Зашёл разговор и о живописи. Штейнер сказал: «Я внимательно просмотрел ваш альбом. В ваших рисунках есть личность. Они не похожи на то, как теперь рисуют. Они сделаны не с натуры, а изнутри». Он изобразил на бумаге некую схему, в которой присутствовали «субъект», «объект», «форма» и «движение», а также некие дуги, наклонные и прямые линии. «Вам надо стараться углубить внутреннюю область видения. Писать из эфирного плана. От форм перейти к движению».
Что ж, не случайно Ася Тургенева, кстати, троюродная внучка великого писателя, характеризуя Учителя, отмечала: «Доктор Штейнер должен был изыскать для беседы с нами время, которого фактически не было. Тихое человеческое тепло, всё, что исходило от него, было переживанием того, что он знает тебя, знает твою глубочайшую сущность — во времени и в вечности, знает твою судьбу с её добром и злом. Об этом свидетельствовало то, как тепло он относился к твоему существу, протягивая руку, помогая тебе прийти к самому себе; всё это потрясало до глубины души».
Как уже не раз отмечалось в нашем повествовании, потрясён был «до глубины души» Штейнером, его лекциями, мистериями и экспериментами и её муж Андрей Белый. «Инопланетный гастролёр» или, по выражению американского ученого Д. Мальмстада, «исследователь неведомых земель обретённой реальности», назвал «антропософский» период своей жизни (наиболее интенсивный в 1912–1916 годах) более богатым, «чем вся жизнь „до“ и вся жизнь „после“ (в событиях внутренних и странных)». В «Материале к биографии (интимном)» Белый вспоминает о своих случаях «выхождения из себя (когда я, не засыпая, чувствовал, как выхожу из тела и нахожусь в астральном пространстве)» (январь 1918-го), ощущения себя «точно беременной женщиной, которой надлежит родить младенца… „Я большое“…»

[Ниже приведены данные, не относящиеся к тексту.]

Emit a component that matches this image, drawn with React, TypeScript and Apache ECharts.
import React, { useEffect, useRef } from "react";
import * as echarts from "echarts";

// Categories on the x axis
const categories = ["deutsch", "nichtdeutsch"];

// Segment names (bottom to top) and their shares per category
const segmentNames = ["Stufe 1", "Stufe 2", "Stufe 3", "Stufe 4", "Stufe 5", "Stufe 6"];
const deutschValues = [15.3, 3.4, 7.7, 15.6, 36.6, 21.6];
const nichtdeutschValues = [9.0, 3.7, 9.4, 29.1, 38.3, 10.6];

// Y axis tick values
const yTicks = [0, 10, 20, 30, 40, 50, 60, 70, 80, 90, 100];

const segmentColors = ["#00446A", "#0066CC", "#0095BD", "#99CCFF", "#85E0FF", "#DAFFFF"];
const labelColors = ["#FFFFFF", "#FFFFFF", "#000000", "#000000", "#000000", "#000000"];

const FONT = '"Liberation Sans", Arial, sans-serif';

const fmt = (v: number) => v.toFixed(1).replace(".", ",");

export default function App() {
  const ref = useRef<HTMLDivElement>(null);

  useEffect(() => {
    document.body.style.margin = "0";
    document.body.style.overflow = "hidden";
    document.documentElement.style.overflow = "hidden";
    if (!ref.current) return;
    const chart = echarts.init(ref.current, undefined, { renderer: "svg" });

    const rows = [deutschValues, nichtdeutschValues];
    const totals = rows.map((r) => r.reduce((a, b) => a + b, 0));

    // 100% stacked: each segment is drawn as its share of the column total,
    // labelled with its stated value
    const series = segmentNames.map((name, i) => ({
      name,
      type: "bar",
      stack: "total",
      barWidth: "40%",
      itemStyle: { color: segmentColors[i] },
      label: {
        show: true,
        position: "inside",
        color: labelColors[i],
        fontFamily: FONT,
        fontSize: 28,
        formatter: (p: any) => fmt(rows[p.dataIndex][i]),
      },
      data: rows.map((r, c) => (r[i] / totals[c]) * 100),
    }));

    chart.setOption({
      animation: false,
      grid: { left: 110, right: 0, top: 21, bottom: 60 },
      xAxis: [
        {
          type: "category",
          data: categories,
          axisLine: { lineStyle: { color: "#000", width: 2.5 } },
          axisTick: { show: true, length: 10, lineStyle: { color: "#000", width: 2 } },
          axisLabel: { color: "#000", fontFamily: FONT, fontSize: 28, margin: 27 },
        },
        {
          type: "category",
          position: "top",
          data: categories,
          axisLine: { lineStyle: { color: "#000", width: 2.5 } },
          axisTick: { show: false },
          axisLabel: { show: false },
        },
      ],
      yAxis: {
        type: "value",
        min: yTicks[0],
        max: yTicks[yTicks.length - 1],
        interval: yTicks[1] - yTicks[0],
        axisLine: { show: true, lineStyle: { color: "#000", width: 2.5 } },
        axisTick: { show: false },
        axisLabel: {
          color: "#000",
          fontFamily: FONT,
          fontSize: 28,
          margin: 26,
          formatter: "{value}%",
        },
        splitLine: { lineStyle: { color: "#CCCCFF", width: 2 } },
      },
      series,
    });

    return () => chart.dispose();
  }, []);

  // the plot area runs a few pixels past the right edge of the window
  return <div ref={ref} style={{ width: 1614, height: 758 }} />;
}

В своих записях от 30 декабря 1913 года Андрей Белый вспоминает, что на лекциях Штейнера об «„аполлоновом свете“ произошло чудо: мне показалось, что сорвался не то мой череп, не то потолок зала и открылось непосредственно царство Духа: это было, как если бы произошло Сошествие Св. Духа; всё было — свет, только свет… когда я двинулся с места, я почувствовал как бы продолжение моей головы над своей головою метра на 1 ½, и я чуть не упал в эпилепсию… Духовные миры как бы опускались на нас… весь день и всю ночь длились для меня духовные озарения…». Белый и в дальнейшем будет пытаться зафиксировать символы своих «духовных узнаний», зарисовать «жизнь ангельских иерархий на Луне, Солнце, Сатурне в связи с человеком», видя в этом человеке себя и воспринимая «иерархии» как «звучащие образы».

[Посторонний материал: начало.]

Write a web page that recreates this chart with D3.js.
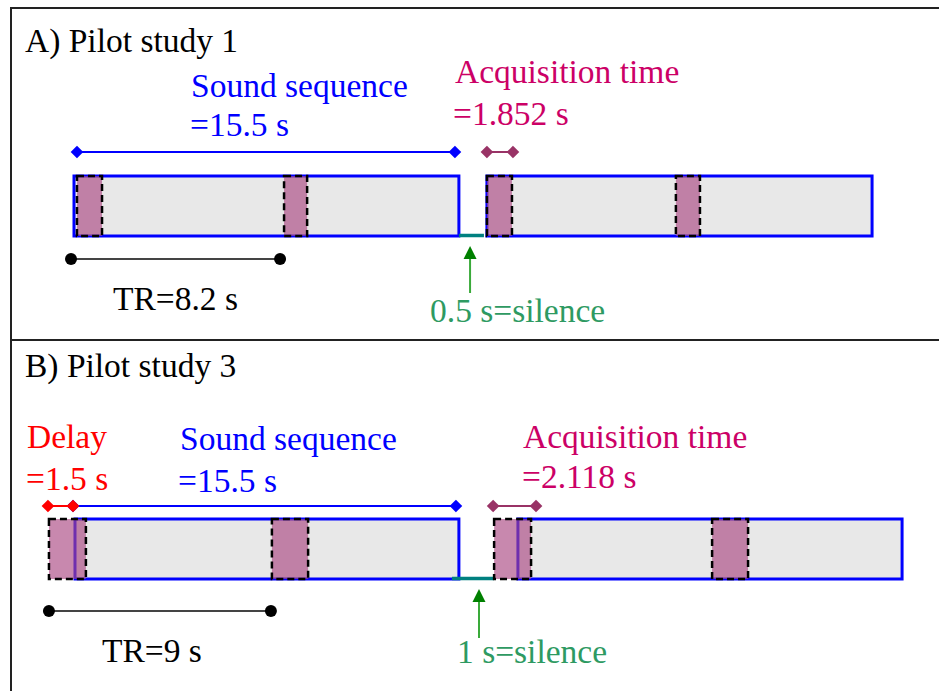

Разумеется, далеко не все принимали Штейнера и его антропософию столь восторженно-экзальтированно. Совершенно равнодушен был к ней Александр Блок, столь близкий одно время Андрею Белому. Чем дальше — тем больше становился в оппозицию к этой системе Вячеслав Иванов. Резко отошёл от Штейнера его бывший приверженец Эллис. Вышла из Антропософского общества и А. М. Петрова. Старинная знакомая Макса А. В. Гольштейн вообще недоумевала, как может Волошин «в такой страшный момент истории человечества заниматься живописью… да ещё украшая „храм“ шутовской религии». Но при всём при том несомненно права Н. К. Банецкая, которая в предисловии к «Воспоминаниям о Рудольфе Штейнере и строительстве первого Гётеанума» А. А. Тургеневой, впервые изданным на русском языке только в 2002 году, утверждает, что очень разных людей, не только поэтов и мыслителей, влекло к Доктору самое глубокое и сокровенное: «жажда обрести Христа, от которой неотделимо стремление каждого из них прийти к себе самому, под всеми социальными и условными оболочками найти-таки своё подлинное „я“».

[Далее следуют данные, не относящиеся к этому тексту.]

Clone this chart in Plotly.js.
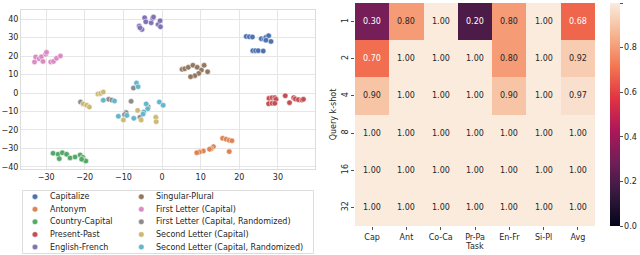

Р. Штейнер продолжает в Дорнахе активную работу и в военное время. Он выступает с лекциями: «Оккультное чтение и оккультное слушание», «Рождение Христа внутри нас», «Импульс трансформации для художественной эволюции человечества», «Художественный и моральный опыт», а также с другими, объединёнными в цикл: «Искусство в свете мудрости мистерий». При этом, вспоминает А. А. Тургенева, «Доктор Штейнер старался указать нам в лекциях на те силы, которые стоят за историческими событиями…».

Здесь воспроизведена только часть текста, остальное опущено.